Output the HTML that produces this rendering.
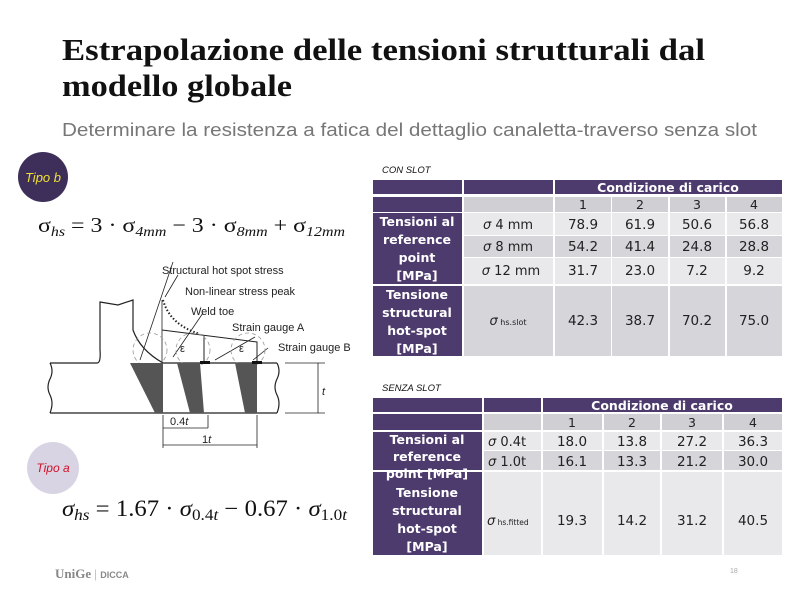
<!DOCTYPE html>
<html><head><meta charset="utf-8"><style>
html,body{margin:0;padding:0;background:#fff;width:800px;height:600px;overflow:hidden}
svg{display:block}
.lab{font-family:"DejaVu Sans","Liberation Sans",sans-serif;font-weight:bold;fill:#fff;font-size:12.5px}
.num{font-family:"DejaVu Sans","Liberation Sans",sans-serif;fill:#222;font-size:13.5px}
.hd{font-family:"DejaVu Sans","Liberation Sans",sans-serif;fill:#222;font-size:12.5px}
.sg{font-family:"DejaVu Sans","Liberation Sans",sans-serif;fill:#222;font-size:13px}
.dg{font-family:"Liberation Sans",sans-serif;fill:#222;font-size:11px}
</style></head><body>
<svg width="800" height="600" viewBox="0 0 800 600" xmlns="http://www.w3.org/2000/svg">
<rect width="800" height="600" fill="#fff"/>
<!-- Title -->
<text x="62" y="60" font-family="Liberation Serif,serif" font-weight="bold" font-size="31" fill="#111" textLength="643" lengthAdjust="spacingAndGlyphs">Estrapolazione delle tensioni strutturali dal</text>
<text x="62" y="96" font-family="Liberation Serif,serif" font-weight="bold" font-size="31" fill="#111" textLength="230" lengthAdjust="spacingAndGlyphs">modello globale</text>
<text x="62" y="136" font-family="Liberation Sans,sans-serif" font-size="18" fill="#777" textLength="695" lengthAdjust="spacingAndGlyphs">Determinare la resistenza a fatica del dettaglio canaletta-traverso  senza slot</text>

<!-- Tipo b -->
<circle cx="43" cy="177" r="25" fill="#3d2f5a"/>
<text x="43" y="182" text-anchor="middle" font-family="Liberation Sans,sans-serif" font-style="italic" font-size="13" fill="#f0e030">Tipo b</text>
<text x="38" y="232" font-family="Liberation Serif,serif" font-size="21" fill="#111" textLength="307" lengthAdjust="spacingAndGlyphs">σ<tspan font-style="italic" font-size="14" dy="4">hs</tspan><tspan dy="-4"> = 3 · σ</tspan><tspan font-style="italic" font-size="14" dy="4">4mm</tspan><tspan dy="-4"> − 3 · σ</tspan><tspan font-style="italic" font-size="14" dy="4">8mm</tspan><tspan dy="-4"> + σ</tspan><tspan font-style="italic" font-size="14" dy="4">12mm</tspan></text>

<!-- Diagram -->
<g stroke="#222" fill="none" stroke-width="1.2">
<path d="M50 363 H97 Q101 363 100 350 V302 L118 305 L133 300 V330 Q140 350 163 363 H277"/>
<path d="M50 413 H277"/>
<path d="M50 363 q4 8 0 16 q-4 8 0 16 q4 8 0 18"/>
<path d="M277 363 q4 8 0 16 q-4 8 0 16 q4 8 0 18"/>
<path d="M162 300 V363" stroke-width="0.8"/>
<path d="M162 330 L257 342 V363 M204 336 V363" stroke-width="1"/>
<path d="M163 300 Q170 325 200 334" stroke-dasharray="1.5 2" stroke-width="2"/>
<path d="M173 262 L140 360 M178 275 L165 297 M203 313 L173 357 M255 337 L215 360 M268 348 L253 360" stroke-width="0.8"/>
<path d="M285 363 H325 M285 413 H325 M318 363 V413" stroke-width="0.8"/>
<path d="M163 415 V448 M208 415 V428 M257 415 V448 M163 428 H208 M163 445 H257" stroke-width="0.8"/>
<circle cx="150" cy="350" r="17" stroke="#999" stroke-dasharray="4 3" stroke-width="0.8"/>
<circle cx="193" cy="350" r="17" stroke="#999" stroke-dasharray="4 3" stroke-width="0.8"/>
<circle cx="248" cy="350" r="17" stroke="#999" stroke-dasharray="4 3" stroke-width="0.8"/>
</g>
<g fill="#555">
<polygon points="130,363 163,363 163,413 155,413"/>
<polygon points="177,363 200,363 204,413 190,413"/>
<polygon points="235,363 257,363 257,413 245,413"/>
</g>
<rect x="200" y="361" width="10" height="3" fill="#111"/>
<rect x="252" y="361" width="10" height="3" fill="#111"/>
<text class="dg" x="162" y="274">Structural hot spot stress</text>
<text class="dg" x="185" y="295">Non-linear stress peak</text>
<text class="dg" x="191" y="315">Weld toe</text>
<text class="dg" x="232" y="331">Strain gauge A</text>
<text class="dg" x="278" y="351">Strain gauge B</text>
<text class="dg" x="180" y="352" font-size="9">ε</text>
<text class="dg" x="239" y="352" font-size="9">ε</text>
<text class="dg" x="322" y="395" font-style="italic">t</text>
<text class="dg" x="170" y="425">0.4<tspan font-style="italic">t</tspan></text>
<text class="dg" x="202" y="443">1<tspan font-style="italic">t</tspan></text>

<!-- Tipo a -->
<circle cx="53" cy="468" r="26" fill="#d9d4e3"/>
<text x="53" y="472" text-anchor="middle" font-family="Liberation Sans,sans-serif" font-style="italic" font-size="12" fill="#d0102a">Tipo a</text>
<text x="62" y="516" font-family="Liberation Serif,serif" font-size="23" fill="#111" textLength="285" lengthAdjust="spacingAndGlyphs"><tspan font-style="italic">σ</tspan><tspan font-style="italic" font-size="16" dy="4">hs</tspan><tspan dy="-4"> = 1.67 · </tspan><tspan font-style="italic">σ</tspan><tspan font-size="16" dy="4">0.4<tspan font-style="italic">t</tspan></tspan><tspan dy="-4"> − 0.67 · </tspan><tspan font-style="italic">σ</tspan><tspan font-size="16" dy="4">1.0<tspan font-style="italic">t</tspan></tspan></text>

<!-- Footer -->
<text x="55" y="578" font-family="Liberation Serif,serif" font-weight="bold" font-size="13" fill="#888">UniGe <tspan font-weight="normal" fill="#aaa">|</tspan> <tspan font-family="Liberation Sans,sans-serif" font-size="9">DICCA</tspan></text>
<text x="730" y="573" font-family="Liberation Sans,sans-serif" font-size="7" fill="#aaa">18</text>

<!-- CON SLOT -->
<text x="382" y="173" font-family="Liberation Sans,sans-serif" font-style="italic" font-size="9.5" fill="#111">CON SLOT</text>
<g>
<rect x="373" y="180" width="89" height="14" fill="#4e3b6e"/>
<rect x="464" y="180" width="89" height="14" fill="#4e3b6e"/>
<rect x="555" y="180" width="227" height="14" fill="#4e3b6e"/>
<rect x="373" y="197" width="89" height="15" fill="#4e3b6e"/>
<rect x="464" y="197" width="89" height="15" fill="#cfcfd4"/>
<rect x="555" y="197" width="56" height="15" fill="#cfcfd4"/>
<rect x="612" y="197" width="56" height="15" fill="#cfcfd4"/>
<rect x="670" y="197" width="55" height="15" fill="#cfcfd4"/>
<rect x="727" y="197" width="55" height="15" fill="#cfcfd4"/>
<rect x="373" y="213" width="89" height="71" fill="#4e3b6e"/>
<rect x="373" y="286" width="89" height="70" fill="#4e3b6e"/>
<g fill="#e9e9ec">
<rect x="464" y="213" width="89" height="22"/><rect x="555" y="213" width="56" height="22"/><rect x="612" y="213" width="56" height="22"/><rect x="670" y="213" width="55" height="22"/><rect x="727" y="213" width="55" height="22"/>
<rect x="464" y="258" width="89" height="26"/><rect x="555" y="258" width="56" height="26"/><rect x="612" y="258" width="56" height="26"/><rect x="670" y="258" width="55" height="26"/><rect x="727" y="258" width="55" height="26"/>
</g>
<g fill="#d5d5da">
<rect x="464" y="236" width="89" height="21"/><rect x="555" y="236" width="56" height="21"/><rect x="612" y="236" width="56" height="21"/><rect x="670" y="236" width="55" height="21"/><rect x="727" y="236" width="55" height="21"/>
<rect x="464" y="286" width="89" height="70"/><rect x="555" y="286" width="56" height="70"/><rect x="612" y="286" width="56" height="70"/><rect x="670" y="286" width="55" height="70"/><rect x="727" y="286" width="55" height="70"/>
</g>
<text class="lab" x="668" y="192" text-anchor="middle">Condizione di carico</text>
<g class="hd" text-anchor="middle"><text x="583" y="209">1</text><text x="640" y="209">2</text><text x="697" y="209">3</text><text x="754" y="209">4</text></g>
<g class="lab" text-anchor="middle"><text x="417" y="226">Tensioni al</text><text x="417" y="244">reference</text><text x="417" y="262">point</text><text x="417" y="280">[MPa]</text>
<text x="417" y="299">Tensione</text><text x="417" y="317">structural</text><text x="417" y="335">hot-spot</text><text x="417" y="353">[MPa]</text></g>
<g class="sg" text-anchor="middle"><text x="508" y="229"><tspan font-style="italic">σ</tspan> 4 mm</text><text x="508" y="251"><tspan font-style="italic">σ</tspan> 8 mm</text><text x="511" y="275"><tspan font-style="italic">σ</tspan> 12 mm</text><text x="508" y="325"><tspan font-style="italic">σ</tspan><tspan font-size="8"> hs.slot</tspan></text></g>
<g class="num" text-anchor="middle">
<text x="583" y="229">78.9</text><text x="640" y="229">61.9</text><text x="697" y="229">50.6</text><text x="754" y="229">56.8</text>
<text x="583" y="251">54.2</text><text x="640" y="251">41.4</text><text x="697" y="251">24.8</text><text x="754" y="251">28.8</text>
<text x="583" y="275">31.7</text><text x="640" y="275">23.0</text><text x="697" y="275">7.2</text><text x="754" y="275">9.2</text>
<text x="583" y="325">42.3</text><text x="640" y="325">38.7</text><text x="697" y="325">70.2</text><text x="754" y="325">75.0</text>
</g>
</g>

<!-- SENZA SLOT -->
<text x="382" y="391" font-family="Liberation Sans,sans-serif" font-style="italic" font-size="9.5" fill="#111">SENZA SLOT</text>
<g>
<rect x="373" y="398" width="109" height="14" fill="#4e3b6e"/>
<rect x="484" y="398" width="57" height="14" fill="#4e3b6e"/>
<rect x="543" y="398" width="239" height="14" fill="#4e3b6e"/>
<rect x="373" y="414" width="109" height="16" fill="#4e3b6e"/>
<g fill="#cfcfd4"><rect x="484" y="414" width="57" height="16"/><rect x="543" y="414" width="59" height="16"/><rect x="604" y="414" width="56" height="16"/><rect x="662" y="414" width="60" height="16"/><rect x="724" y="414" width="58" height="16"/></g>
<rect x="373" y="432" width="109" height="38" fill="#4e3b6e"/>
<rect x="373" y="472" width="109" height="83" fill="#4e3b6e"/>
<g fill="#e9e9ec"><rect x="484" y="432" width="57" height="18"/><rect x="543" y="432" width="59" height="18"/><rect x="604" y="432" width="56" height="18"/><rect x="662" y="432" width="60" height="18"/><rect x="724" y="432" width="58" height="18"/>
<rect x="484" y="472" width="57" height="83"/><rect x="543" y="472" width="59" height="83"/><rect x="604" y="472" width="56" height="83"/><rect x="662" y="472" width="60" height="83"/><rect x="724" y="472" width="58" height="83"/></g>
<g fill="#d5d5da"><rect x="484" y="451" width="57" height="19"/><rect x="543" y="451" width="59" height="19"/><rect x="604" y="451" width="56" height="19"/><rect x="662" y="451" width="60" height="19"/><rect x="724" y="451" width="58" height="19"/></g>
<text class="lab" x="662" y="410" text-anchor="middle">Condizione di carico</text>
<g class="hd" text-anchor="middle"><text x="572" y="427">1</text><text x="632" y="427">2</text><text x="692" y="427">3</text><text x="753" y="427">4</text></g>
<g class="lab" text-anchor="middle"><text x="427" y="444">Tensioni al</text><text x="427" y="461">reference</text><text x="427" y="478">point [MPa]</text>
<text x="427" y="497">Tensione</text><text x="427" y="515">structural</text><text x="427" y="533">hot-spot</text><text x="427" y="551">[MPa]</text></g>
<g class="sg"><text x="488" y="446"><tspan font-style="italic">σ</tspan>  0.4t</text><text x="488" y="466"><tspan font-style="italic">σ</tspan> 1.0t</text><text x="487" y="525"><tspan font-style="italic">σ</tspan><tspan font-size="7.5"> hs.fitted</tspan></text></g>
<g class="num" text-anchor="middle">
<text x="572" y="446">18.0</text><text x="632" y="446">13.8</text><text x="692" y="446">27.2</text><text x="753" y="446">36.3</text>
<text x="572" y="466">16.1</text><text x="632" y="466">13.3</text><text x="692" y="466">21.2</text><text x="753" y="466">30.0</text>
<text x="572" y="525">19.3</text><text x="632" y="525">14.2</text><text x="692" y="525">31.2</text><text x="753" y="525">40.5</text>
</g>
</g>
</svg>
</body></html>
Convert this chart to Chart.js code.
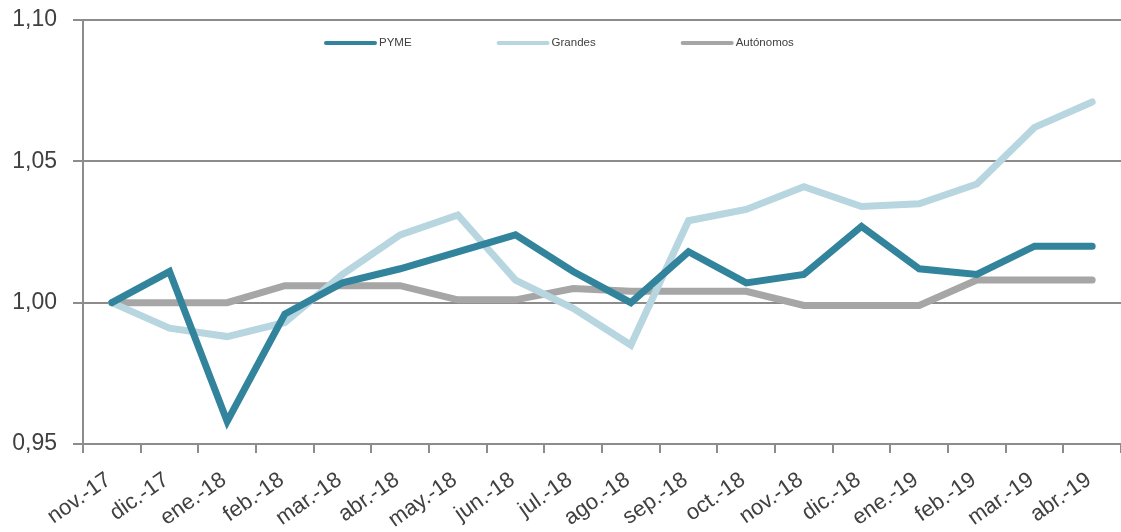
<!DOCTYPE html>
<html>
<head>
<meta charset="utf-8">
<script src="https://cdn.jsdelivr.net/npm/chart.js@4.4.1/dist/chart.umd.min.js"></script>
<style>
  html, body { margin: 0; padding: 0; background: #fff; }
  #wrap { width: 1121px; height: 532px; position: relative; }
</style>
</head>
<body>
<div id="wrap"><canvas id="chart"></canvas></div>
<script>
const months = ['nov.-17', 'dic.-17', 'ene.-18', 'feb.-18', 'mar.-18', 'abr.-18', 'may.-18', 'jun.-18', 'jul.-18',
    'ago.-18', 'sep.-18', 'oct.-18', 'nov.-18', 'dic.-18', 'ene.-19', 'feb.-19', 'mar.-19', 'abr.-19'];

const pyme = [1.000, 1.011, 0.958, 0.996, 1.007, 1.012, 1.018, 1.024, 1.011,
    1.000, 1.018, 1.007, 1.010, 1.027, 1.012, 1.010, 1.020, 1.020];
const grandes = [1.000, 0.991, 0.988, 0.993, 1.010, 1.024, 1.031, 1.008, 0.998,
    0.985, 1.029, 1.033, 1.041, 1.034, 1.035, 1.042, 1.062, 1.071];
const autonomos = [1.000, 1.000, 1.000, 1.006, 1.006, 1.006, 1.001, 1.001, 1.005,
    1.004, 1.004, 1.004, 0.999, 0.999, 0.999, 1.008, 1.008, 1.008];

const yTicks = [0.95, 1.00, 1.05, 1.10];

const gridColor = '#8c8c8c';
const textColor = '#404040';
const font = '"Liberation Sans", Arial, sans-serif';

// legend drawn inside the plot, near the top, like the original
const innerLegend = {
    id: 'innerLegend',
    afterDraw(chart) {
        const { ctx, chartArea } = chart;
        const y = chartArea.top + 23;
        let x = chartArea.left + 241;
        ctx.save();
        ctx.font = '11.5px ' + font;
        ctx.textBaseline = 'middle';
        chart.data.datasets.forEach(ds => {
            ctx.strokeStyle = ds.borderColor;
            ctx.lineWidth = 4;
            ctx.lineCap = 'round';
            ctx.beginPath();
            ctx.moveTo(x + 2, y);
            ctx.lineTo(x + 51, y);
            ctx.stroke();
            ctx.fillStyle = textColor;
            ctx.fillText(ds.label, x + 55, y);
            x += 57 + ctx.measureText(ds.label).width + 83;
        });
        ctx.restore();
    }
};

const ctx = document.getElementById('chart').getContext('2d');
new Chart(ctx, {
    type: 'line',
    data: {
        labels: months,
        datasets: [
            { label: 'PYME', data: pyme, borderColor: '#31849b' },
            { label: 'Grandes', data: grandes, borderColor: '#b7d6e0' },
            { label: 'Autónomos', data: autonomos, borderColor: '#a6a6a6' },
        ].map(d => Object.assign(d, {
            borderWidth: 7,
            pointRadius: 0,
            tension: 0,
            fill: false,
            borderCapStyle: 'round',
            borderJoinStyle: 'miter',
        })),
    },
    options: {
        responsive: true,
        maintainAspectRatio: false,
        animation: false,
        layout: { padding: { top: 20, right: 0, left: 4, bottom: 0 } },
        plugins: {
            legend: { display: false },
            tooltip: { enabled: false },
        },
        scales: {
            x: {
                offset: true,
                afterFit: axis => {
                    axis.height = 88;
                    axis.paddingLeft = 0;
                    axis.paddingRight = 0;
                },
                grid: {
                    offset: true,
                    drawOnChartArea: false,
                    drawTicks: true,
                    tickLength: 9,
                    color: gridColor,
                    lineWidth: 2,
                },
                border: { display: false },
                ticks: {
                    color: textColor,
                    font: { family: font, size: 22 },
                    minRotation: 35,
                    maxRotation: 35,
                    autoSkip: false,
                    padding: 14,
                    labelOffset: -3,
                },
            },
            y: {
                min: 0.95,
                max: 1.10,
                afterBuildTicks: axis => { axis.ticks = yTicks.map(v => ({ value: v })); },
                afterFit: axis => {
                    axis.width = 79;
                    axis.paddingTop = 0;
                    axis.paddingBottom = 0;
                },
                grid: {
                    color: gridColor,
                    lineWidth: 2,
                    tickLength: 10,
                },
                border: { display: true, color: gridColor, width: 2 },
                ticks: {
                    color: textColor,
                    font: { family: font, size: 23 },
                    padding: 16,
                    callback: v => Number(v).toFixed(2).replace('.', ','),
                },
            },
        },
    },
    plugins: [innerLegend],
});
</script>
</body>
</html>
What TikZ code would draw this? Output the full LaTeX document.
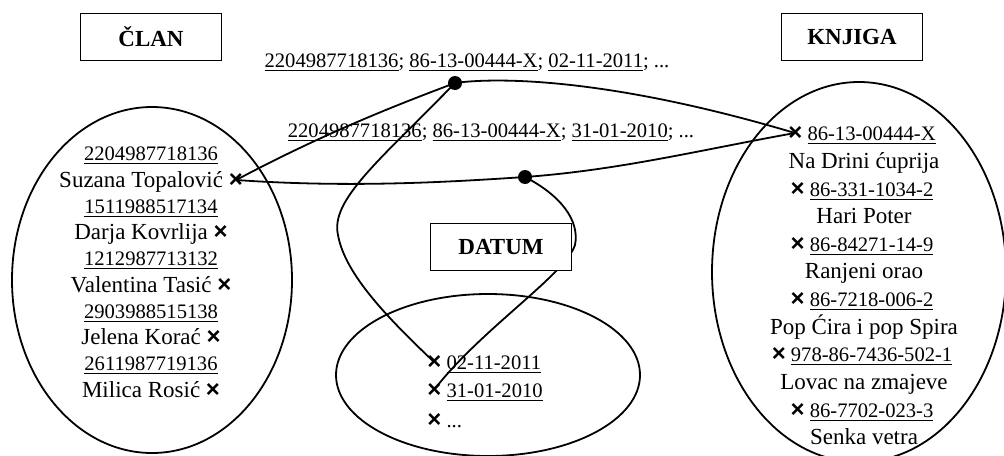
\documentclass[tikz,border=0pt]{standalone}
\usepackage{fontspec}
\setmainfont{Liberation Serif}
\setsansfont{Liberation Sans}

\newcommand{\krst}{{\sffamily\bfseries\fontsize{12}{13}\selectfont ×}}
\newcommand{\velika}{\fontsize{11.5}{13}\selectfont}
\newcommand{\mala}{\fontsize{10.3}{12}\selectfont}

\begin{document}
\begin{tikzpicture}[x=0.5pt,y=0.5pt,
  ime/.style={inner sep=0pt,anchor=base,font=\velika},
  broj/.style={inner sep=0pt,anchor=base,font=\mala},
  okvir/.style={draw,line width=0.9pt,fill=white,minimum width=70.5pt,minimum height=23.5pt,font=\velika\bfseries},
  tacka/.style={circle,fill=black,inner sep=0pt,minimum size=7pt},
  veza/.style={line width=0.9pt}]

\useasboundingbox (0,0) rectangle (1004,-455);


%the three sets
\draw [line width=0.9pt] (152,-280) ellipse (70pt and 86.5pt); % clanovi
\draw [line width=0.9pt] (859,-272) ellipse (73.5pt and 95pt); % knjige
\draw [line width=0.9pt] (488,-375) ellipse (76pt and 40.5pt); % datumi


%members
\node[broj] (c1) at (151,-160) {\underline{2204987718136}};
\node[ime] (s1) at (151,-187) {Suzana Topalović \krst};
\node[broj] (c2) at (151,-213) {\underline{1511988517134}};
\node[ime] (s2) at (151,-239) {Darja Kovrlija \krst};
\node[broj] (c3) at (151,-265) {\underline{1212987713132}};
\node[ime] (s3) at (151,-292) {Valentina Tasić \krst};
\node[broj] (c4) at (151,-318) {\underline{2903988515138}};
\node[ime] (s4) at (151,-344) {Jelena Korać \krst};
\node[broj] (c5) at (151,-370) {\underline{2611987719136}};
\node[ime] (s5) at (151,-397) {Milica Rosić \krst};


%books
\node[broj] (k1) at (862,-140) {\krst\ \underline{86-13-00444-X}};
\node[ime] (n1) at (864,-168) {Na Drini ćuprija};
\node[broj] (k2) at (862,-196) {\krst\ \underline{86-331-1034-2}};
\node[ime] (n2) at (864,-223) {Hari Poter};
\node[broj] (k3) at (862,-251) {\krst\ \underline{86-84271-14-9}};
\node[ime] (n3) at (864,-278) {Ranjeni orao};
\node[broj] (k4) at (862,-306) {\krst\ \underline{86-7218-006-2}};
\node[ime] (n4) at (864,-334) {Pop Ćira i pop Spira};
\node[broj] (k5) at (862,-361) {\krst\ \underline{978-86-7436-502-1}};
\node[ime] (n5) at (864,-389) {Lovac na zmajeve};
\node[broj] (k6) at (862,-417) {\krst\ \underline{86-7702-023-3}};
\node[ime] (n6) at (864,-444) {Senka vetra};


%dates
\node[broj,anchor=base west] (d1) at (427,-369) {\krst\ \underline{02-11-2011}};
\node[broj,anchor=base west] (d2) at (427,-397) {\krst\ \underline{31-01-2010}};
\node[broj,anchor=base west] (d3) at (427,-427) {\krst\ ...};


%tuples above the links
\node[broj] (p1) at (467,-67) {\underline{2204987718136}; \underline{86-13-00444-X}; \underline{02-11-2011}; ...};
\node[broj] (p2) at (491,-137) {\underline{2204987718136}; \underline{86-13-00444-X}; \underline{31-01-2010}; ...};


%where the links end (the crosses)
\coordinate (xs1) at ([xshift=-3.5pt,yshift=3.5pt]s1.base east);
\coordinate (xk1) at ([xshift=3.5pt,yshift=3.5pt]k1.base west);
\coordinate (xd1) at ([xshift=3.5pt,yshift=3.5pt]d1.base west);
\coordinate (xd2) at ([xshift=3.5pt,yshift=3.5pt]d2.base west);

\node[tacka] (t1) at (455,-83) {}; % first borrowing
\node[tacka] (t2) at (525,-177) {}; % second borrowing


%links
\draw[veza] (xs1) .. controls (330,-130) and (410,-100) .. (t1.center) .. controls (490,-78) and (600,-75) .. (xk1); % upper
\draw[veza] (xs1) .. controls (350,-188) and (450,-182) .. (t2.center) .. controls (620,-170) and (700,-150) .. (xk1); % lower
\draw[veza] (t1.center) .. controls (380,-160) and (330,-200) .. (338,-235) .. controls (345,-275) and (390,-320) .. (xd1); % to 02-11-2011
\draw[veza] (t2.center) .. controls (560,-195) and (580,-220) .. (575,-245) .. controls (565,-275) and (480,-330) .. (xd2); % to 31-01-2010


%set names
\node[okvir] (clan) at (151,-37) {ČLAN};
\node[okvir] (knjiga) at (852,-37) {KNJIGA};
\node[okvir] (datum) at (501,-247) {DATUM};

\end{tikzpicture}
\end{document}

--*--

WHAT YOU HAVE TO DO.
Scan the lines for the string "this". Pick out every line that has it.

REPLY.
Output the HTML that produces this rendering.
Convert this chart to Chart.js code.
What TikZ code would draw this? Output the full LaTeX document.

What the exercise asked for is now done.